Pitiful, isn’t it!

From Burton Watson’s translation of The Complete Works of Zhuangzi (pg 286):

When Zhuangzi was about to die, his disciples expressed a desire to give him a sumptuous burial. Zhuangzi said, “I will have heaven and earth for my coffin and coffin shell, the sun and moon for my pair of jade disks, the stars and constellations for my pearls and beads, and the ten thousand things for my parting gifts. The furnishings for my funeral are already prepared—what is there to add?”

“But we’re afraid the crows and kites will eat you, Master!” said his disciples.

Zhuangzi said, “Above ground, I’ll be eaten by crows and kites; below ground, I’ll be eaten by mole crickets and ants. Wouldn’t it be rather bigoted to deprive one group in order to supply the other?

“If you use unfairness to achieve fairness, your fairness will be unfair. If you use a lack of proof to establish proofs, your proofs will be proofless. The bright-eyed man is no more than the servant of things, but the man of spirit knows how to find real proofs. The bright-eyed is no match for the man of spirit—from long ago this has been the case. Yet the fool trusts to what he can see and immerses himself in the human. All his accomplishments are beside the point—pitiful, isn’t it!”

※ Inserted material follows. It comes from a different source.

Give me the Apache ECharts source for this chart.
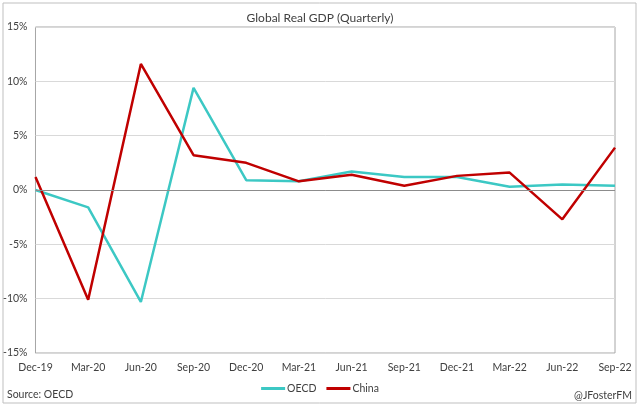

What you are reading there is only the dirt they left behind them

From The Way of Chuang Tzu, Thomas Merton’s ‘reading’ (not translation):

DUKE HWAN AND THE WHEELWRIGHT
The world values books, and thinks that in so doing it is valuing Tao. But books contain words only. And yet there is something else which gives value to the books. Not the words only, nor the thought in the words, but something else within the thought, swinging it in a certain direction that words cannot apprehend. But it is the words themselves that the world values when it commits them to books: and though the world values them, these words are worthless as long as that which gives them value is not held in honor.

That which man apprehends by observation is only outward form and color, name and noise: and he thinks that this will put him in possession of Tao. Form and color, name and sound, do not reach to reality. That is why: “He who knows does not say, he who says, does not know.” (11)

How then is the world going to know Tao through words?

Duke Hwan of Khi,
First in his dynasty,
Sat under his canopy
Reading his philosophy;
And Phien the wheelwright
Was out in the yard
Making a wheel.
Phien laid aside
Hammer and chisel,
Climbed the steps,
And said to Duke Hwan:
“May I ask you, Lord,
What is this you are
Reading?”
The Duke said:
“The experts. The authorities.”
And Phien asked:
“Alive or dead?”
“Dead a long time.”
“Then,” said the wheelwright,
“You are reading only
The dirt they left behind.”
Then the Duke replied:
“What do you know about it?
You are only a wheelwright.
You had better give me a good explanation
Or else you must die.”
The wheelwright said:
“Let us look at the affair
From my point of view.
When I make wheels
If I go easy, they fall apart,
If I am too rough, they do not fit.
If I am neither too easy nor too violent
They come out right. The work is what
I want it to be.
You cannot put this into words:
You just have to know how it is.
I cannot even tell my own son exactly how it is done,
And my own son cannot learn it from me.
So here I am, seventy years old,
Still making wheels!
The men of old
Took all they really knew
With them to the grave.
And so, Lord, what you are reading there
Is only the dirt they left behind them.”

Leave me here to drag my tail in the mud!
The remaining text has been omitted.